There were two key truths that hit me at that moment on the street of El Alto:
1) We can't get to transformational learning without fundamentally rethinking the campus and classroom. My project to integrate high-impact pedagogies on a traditional campus was proving futile. It was impossible to tinker around the margins of a campus-centric, largely passive learning model and expect that somehow we could get the same transformative results we see in a semester of city and community-engaged learning like the Around-the-World Semester.
My friend, architect Steve Chaparro at Visioneering Studios, likes to quote Churchill who famously said – “we shape our buildings, and thereafter they shape us.” We who work in higher ed have inherited this structure of monastery-like campuses with lecture halls and one-hour course schedules that define and effectively restrict our pedagogy. No matter how much we talk about high-impact practices and transformative engaged learning – in a course-centric and classroom-centric campus model – those pedagogies will always remain at the periphery. My epiphany was that we don't need more study abroad and service-learning programs – we need a re-imagining of the entire higher education model.
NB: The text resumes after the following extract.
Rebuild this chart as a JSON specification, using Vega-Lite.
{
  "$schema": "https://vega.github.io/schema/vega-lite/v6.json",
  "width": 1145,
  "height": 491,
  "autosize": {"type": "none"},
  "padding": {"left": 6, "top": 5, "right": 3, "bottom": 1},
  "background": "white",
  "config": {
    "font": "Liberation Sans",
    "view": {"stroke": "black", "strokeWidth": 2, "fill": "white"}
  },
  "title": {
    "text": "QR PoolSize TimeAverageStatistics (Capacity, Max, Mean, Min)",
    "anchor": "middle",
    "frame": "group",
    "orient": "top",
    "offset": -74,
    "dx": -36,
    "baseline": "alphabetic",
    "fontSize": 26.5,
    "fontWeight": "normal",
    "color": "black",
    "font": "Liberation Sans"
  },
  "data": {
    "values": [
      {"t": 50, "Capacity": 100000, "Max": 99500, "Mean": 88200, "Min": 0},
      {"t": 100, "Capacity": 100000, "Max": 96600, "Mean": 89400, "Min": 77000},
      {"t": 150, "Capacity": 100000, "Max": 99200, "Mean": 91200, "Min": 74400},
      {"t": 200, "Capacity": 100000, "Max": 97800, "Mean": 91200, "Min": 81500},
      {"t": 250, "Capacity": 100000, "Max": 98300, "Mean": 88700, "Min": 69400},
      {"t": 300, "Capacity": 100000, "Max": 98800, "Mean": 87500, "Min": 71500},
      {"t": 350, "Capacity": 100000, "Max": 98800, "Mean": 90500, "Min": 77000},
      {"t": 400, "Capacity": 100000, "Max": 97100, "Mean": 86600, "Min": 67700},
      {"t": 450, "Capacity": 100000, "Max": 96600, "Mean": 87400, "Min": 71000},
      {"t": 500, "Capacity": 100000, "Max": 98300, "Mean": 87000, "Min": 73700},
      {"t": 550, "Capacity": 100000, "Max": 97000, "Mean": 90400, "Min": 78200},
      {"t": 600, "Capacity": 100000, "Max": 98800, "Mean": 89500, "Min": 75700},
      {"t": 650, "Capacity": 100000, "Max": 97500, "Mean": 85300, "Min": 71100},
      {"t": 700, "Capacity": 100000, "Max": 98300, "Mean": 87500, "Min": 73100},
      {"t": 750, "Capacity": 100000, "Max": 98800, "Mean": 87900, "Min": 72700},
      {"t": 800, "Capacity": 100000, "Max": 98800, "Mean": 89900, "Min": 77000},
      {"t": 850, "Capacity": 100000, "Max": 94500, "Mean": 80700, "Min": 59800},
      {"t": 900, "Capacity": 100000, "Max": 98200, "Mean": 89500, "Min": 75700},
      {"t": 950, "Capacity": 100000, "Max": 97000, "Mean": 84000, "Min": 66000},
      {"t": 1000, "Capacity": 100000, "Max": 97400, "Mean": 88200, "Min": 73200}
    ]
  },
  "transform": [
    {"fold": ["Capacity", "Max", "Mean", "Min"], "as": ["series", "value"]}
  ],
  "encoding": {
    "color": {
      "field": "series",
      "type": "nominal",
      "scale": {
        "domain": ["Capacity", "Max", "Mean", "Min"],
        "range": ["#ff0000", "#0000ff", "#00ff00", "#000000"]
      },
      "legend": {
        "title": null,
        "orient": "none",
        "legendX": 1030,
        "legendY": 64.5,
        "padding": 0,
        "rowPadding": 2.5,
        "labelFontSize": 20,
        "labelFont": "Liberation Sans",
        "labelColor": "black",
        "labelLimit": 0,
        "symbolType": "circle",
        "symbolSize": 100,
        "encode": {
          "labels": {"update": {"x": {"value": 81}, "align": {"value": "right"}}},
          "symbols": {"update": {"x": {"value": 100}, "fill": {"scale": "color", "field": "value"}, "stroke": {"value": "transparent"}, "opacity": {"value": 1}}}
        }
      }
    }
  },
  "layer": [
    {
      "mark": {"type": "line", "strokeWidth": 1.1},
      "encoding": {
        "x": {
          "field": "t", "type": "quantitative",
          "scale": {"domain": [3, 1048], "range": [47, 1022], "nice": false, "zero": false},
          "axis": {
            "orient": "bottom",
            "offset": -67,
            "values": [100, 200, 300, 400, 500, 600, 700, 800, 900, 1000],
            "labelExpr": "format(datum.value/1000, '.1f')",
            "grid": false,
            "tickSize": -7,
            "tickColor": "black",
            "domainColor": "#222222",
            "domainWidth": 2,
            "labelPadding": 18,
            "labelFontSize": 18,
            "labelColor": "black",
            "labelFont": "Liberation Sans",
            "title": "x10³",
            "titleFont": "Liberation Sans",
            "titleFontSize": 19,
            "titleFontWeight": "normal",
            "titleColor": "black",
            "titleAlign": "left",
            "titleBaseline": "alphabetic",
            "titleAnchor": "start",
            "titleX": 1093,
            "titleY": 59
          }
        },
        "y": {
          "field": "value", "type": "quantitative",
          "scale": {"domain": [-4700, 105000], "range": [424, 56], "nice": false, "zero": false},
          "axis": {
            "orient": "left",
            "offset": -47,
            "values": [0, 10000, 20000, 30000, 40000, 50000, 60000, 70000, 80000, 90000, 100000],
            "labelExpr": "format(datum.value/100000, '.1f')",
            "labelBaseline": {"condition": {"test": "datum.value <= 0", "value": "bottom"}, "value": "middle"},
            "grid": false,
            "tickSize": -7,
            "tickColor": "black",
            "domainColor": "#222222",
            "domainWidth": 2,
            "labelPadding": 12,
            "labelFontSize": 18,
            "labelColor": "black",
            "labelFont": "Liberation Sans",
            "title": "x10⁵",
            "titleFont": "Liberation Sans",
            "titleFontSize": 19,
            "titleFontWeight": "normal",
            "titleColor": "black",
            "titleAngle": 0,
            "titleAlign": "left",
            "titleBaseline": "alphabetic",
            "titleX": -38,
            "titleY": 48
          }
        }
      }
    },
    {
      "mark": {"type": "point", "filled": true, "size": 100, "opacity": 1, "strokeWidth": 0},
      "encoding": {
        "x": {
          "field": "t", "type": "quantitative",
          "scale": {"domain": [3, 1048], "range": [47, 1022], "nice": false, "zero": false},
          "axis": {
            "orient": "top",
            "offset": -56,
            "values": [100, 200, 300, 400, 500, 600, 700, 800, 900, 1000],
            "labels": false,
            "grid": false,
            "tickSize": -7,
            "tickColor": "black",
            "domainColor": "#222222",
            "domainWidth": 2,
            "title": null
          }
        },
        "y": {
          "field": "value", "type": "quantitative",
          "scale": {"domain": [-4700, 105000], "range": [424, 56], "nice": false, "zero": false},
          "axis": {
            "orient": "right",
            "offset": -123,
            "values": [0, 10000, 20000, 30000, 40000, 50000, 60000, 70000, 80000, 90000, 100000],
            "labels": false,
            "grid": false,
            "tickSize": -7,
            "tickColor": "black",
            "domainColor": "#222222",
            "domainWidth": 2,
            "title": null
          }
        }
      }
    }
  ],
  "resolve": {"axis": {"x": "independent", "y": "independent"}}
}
2) It is possible to have a higher education model that is simultaneously low-cost and high-impact/high-transformation. In La Paz I pondered, what would it look like if we built a four-year program with students studying in city-engaged micro-campuses somewhat along the ATW model? The primary investment would be in the faculty, and cost-savings could be passed on to students, or re-invested in faculty and student development... This model might not work for every major or every student, but it offered hope that there could be promising alternative models out there to be developed.
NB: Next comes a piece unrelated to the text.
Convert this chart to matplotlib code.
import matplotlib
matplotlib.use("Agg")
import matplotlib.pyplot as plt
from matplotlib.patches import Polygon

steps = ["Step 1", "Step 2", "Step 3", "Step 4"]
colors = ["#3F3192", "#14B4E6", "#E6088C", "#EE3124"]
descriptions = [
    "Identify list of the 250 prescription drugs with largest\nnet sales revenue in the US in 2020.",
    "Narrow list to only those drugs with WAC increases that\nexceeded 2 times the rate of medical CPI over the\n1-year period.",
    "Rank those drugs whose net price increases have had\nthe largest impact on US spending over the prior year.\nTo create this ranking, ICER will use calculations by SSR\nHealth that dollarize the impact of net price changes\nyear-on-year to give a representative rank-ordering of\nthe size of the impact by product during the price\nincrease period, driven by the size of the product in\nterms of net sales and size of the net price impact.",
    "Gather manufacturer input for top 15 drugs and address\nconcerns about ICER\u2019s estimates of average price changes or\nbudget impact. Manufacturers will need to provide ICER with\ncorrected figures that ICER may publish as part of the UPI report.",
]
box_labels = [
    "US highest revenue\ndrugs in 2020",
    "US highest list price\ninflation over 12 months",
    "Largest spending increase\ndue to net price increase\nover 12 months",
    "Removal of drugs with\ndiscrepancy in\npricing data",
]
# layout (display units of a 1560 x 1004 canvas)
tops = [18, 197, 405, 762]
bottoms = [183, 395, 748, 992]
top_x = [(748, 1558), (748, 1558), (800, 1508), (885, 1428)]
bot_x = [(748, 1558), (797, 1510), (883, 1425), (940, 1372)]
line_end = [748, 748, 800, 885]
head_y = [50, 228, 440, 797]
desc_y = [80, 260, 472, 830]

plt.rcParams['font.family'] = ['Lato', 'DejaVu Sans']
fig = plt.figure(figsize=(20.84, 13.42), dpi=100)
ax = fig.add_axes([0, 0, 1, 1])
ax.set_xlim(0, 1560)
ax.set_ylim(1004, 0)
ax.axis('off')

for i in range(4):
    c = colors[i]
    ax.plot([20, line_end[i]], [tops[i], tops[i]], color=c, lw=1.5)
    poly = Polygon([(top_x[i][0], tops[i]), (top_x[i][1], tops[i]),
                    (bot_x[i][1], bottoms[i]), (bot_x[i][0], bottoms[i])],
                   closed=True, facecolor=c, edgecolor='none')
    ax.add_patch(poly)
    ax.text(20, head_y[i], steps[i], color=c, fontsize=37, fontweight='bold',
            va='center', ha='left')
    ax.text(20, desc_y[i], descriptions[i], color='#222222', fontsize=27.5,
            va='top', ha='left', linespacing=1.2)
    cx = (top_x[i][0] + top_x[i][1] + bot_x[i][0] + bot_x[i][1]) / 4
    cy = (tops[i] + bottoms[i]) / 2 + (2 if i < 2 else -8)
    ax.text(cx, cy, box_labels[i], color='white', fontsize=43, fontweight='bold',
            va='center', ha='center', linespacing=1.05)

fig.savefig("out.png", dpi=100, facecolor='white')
Please note, I’m not dismissing the value of our research universities or intimate ivy-covered liberal arts campuses - including the university where I teach. But there are at least three compelling reasons why we desperately need to be exploring and experimenting with new models – which I’ll delve into in future posts. 1) Our financial and business models are unsustainable, 2) we have a crisis in global access and student debt – where we are excluding those who could most use a university education, and 3) our learning models are failing to provide students with the kind of human 21st century skills necessary for them to thrive as creators and culture-shapers in society.
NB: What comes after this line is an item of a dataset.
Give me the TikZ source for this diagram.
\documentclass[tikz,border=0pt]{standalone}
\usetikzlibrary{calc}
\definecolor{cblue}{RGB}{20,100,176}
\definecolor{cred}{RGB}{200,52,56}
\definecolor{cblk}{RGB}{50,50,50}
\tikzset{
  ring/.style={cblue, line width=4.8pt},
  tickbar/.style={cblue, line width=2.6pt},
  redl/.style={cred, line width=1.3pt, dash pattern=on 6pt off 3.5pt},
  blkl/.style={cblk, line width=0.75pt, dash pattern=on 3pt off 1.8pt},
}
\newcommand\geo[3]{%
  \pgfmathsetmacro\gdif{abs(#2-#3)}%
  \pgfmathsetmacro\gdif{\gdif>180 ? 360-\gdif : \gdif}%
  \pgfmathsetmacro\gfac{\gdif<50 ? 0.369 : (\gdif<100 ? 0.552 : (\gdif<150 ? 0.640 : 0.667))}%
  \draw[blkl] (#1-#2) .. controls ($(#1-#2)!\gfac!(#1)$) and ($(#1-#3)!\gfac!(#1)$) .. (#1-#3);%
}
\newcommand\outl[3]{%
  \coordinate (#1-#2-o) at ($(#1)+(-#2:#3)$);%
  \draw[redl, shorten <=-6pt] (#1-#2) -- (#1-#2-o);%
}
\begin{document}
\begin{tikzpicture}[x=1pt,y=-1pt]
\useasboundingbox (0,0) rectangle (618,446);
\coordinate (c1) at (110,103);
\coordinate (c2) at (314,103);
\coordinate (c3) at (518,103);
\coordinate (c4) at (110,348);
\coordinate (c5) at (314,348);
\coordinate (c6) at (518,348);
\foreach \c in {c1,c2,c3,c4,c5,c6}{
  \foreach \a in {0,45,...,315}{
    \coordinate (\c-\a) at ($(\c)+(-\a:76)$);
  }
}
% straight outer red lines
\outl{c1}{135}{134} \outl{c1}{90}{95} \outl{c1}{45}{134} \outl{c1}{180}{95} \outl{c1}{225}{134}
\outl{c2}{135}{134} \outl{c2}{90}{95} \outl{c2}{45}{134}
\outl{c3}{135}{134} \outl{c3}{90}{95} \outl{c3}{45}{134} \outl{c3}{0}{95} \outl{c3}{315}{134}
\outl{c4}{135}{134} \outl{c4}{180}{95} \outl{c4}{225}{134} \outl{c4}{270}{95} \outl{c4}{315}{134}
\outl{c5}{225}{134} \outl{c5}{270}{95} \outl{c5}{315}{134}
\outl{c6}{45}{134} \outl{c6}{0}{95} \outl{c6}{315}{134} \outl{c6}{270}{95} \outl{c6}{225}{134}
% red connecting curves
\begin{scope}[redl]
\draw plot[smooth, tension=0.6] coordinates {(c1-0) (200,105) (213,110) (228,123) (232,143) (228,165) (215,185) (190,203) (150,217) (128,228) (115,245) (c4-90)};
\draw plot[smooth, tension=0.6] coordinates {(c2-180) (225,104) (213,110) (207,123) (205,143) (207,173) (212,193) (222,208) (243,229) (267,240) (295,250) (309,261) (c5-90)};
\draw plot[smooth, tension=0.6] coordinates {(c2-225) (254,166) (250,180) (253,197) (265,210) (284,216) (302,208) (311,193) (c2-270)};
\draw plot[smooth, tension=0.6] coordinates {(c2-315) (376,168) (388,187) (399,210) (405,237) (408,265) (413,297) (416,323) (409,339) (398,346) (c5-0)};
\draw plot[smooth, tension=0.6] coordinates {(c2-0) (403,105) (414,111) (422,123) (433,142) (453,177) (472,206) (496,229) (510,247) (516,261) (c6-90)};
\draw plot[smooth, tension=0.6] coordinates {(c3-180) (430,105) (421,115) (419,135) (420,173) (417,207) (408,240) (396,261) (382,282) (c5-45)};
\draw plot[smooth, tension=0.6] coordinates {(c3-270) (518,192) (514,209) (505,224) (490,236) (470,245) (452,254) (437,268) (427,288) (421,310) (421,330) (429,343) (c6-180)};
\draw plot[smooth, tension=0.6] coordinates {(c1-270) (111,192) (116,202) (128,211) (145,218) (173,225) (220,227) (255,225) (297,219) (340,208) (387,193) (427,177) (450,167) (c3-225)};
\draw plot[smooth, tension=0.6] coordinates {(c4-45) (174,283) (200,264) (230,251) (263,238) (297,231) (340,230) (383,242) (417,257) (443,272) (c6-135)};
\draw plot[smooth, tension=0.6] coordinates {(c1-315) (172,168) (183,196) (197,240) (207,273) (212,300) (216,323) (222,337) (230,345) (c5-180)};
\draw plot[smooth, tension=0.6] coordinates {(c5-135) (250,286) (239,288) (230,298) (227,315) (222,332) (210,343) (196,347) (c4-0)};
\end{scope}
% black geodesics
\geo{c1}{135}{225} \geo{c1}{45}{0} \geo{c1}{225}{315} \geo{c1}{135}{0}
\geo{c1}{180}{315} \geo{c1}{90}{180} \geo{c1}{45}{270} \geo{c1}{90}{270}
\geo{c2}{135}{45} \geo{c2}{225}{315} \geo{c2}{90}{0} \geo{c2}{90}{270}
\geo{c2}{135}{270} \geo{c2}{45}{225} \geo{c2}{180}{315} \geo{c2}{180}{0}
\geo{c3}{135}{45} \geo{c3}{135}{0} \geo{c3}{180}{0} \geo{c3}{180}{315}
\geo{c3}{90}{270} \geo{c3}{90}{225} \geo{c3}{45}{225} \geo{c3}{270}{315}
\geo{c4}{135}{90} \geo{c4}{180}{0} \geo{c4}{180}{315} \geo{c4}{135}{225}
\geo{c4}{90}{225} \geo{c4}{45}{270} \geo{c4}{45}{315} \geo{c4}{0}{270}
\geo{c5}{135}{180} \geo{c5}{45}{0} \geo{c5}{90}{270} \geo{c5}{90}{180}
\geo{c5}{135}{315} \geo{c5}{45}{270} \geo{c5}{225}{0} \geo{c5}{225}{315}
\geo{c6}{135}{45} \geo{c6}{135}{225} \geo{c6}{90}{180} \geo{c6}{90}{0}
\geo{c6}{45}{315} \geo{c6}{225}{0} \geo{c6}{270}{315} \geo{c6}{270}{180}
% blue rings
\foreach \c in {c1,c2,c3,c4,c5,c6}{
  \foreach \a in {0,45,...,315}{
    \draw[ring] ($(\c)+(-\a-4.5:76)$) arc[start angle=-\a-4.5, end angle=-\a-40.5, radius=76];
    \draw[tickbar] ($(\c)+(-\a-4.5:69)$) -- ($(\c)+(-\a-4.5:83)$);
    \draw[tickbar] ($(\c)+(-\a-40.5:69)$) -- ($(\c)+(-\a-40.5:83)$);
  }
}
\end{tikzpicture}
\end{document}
Thus, the questions that are driving this blog: How might we move beyond “tinkering at the margins” to a more comprehensive re-imagining of the existing structure of higher education? What promising models of transformative engaged learning are emerging – both inside and outside the academy? Where do recent edtech innovations intersect with those transformative engaged learning models? How can we build off of recent breakthroughs in brain science, psychology, and research on how students learn? What models show promise for increasing both transformative learning and affordable access? And if we imagine a preferred future and a university model where each student is positioned to step into their creative purpose - what would that university look like?